# EXERCISE INSTRUCTIONS
All material below is to be reproduced exactly.

# DATA EXCERPT
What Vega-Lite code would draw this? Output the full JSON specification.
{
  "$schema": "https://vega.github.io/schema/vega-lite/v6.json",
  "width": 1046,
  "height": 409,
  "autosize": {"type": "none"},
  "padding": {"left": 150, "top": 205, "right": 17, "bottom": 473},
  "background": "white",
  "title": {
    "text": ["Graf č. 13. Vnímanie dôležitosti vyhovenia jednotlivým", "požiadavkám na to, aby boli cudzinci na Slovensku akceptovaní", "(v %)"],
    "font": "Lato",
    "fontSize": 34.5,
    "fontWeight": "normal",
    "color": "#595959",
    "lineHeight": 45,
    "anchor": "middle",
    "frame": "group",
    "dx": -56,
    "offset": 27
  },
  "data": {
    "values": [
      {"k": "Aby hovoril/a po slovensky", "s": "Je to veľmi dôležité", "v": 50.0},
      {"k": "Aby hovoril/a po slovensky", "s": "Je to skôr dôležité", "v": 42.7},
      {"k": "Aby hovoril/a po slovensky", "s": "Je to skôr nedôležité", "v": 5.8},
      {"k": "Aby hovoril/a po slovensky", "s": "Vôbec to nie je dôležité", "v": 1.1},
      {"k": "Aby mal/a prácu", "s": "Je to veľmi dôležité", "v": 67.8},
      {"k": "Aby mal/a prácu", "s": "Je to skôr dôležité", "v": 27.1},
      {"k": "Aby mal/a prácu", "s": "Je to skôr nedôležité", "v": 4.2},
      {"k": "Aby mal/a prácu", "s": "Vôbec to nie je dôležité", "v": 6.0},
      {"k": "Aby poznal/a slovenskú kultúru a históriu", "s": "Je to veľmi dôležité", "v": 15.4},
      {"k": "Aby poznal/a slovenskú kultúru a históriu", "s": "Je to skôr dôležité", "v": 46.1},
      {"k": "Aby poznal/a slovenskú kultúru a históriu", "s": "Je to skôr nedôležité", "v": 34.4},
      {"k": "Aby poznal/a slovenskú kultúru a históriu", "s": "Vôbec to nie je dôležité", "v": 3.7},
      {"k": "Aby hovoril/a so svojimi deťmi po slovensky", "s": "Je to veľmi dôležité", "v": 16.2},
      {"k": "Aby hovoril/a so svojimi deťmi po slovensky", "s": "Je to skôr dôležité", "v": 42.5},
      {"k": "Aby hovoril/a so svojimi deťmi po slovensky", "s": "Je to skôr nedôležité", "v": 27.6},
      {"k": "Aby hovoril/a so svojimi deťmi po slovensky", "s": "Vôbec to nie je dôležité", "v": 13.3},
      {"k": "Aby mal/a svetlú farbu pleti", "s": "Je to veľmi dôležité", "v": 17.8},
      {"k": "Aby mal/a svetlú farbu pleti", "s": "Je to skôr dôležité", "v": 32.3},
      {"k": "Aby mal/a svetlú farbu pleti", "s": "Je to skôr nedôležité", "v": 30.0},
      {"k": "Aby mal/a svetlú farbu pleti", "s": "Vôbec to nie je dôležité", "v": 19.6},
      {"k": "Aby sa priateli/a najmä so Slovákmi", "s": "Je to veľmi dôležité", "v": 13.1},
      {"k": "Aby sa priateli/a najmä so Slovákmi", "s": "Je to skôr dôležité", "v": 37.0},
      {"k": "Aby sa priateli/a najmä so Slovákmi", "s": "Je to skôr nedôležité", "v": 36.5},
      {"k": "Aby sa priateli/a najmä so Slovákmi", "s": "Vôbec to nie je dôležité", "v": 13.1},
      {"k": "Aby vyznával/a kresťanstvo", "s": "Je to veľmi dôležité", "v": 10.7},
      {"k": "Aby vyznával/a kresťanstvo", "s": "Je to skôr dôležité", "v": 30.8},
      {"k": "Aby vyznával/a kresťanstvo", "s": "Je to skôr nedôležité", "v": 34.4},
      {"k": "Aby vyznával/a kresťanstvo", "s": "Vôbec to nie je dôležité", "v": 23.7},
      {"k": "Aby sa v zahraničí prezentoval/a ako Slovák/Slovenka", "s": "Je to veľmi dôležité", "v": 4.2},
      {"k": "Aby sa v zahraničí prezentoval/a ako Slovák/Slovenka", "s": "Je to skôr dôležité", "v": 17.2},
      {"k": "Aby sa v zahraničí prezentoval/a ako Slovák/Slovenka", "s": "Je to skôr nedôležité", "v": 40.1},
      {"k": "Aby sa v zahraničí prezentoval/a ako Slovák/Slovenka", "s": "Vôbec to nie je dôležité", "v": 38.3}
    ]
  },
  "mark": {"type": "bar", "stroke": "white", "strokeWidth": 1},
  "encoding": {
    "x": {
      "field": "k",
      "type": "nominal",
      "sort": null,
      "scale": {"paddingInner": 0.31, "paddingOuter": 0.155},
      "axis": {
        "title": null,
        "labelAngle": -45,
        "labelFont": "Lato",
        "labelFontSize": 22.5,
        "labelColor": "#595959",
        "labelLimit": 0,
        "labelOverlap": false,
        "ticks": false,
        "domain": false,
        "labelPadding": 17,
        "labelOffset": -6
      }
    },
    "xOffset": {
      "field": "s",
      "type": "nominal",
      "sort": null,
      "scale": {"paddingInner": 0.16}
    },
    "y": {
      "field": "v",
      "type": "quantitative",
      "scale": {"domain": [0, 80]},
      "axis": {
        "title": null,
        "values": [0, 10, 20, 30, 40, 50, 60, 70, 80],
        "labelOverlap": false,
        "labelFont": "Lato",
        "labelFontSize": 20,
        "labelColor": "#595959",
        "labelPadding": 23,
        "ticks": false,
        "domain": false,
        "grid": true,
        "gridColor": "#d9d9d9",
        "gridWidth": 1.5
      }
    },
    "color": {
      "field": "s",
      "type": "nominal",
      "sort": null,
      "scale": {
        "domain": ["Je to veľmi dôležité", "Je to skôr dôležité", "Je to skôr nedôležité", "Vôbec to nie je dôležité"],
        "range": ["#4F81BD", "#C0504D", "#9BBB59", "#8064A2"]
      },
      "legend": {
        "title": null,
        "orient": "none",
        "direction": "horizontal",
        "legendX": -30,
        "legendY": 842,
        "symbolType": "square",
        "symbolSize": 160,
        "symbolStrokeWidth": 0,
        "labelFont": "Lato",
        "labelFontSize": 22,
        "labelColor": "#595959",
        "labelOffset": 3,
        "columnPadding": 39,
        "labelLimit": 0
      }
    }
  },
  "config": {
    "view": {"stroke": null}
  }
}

# EXERCISE RESPONSE
What Vega-Lite code would draw this? Output the full JSON specification.
{
  "$schema": "https://vega.github.io/schema/vega-lite/v6.json",
  "width": 1046,
  "height": 409,
  "autosize": {"type": "none"},
  "padding": {"left": 150, "top": 205, "right": 17, "bottom": 473},
  "background": "white",
  "title": {
    "text": ["Graf č. 13. Vnímanie dôležitosti vyhovenia jednotlivým", "požiadavkám na to, aby boli cudzinci na Slovensku akceptovaní", "(v %)"],
    "font": "Lato",
    "fontSize": 34.5,
    "fontWeight": "normal",
    "color": "#595959",
    "lineHeight": 45,
    "anchor": "middle",
    "frame": "group",
    "dx": -56,
    "offset": 27
  },
  "data": {
    "values": [
      {"k": "Aby hovoril/a po slovensky", "s": "Je to veľmi dôležité", "v": 50.0},
      {"k": "Aby hovoril/a po slovensky", "s": "Je to skôr dôležité", "v": 42.7},
      {"k": "Aby hovoril/a po slovensky", "s": "Je to skôr nedôležité", "v": 5.8},
      {"k": "Aby hovoril/a po slovensky", "s": "Vôbec to nie je dôležité", "v": 1.1},
      {"k": "Aby mal/a prácu", "s": "Je to veľmi dôležité", "v": 67.8},
      {"k": "Aby mal/a prácu", "s": "Je to skôr dôležité", "v": 27.1},
      {"k": "Aby mal/a prácu", "s": "Je to skôr nedôležité", "v": 4.2},
      {"k": "Aby mal/a prácu", "s": "Vôbec to nie je dôležité", "v": 6.0},
      {"k": "Aby poznal/a slovenskú kultúru a históriu", "s": "Je to veľmi dôležité", "v": 15.4},
      {"k": "Aby poznal/a slovenskú kultúru a históriu", "s": "Je to skôr dôležité", "v": 46.1},
      {"k": "Aby poznal/a slovenskú kultúru a históriu", "s": "Je to skôr nedôležité", "v": 34.4},
      {"k": "Aby poznal/a slovenskú kultúru a históriu", "s": "Vôbec to nie je dôležité", "v": 3.7},
      {"k": "Aby hovoril/a so svojimi deťmi po slovensky", "s": "Je to veľmi dôležité", "v": 16.2},
      {"k": "Aby hovoril/a so svojimi deťmi po slovensky", "s": "Je to skôr dôležité", "v": 42.5},
      {"k": "Aby hovoril/a so svojimi deťmi po slovensky", "s": "Je to skôr nedôležité", "v": 27.6},
      {"k": "Aby hovoril/a so svojimi deťmi po slovensky", "s": "Vôbec to nie je dôležité", "v": 13.3},
      {"k": "Aby mal/a svetlú farbu pleti", "s": "Je to veľmi dôležité", "v": 17.8},
      {"k": "Aby mal/a svetlú farbu pleti", "s": "Je to skôr dôležité", "v": 32.3},
      {"k": "Aby mal/a svetlú farbu pleti", "s": "Je to skôr nedôležité", "v": 30.0},
      {"k": "Aby mal/a svetlú farbu pleti", "s": "Vôbec to nie je dôležité", "v": 19.6},
      {"k": "Aby sa priateli/a najmä so Slovákmi", "s": "Je to veľmi dôležité", "v": 13.1},
      {"k": "Aby sa priateli/a najmä so Slovákmi", "s": "Je to skôr dôležité", "v": 37.0},
      {"k": "Aby sa priateli/a najmä so Slovákmi", "s": "Je to skôr nedôležité", "v": 36.5},
      {"k": "Aby sa priateli/a najmä so Slovákmi", "s": "Vôbec to nie je dôležité", "v": 13.1},
      {"k": "Aby vyznával/a kresťanstvo", "s": "Je to veľmi dôležité", "v": 10.7},
      {"k": "Aby vyznával/a kresťanstvo", "s": "Je to skôr dôležité", "v": 30.8},
      {"k": "Aby vyznával/a kresťanstvo", "s": "Je to skôr nedôležité", "v": 34.4},
      {"k": "Aby vyznával/a kresťanstvo", "s": "Vôbec to nie je dôležité", "v": 23.7},
      {"k": "Aby sa v zahraničí prezentoval/a ako Slovák/Slovenka", "s": "Je to veľmi dôležité", "v": 4.2},
      {"k": "Aby sa v zahraničí prezentoval/a ako Slovák/Slovenka", "s": "Je to skôr dôležité", "v": 17.2},
      {"k": "Aby sa v zahraničí prezentoval/a ako Slovák/Slovenka", "s": "Je to skôr nedôležité", "v": 40.1},
      {"k": "Aby sa v zahraničí prezentoval/a ako Slovák/Slovenka", "s": "Vôbec to nie je dôležité", "v": 38.3}
    ]
  },
  "mark": {"type": "bar", "stroke": "white", "strokeWidth": 1},
  "encoding": {
    "x": {
      "field": "k",
      "type": "nominal",
      "sort": null,
      "scale": {"paddingInner": 0.31, "paddingOuter": 0.155},
      "axis": {
        "title": null,
        "labelAngle": -45,
        "labelFont": "Lato",
        "labelFontSize": 22.5,
        "labelColor": "#595959",
        "labelLimit": 0,
        "labelOverlap": false,
        "ticks": false,
        "domain": false,
        "labelPadding": 17,
        "labelOffset": -6
      }
    },
    "xOffset": {
      "field": "s",
      "type": "nominal",
      "sort": null,
      "scale": {"paddingInner": 0.16}
    },
    "y": {
      "field": "v",
      "type": "quantitative",
      "scale": {"domain": [0, 80]},
      "axis": {
        "title": null,
        "values": [0, 10, 20, 30, 40, 50, 60, 70, 80],
        "labelOverlap": false,
        "labelFont": "Lato",
        "labelFontSize": 20,
        "labelColor": "#595959",
        "labelPadding": 23,
        "ticks": false,
        "domain": false,
        "grid": true,
        "gridColor": "#d9d9d9",
        "gridWidth": 1.5
      }
    },
    "color": {
      "field": "s",
      "type": "nominal",
      "sort": null,
      "scale": {
        "domain": ["Je to veľmi dôležité", "Je to skôr dôležité", "Je to skôr nedôležité", "Vôbec to nie je dôležité"],
        "range": ["#4F81BD", "#C0504D", "#9BBB59", "#8064A2"]
      },
      "legend": {
        "title": null,
        "orient": "none",
        "direction": "horizontal",
        "legendX": -30,
        "legendY": 842,
        "symbolType": "square",
        "symbolSize": 160,
        "symbolStrokeWidth": 0,
        "labelFont": "Lato",
        "labelFontSize": 22,
        "labelColor": "#595959",
        "labelOffset": 3,
        "columnPadding": 39,
        "labelLimit": 0
      }
    }
  },
  "config": {
    "view": {"stroke": null}
  }
}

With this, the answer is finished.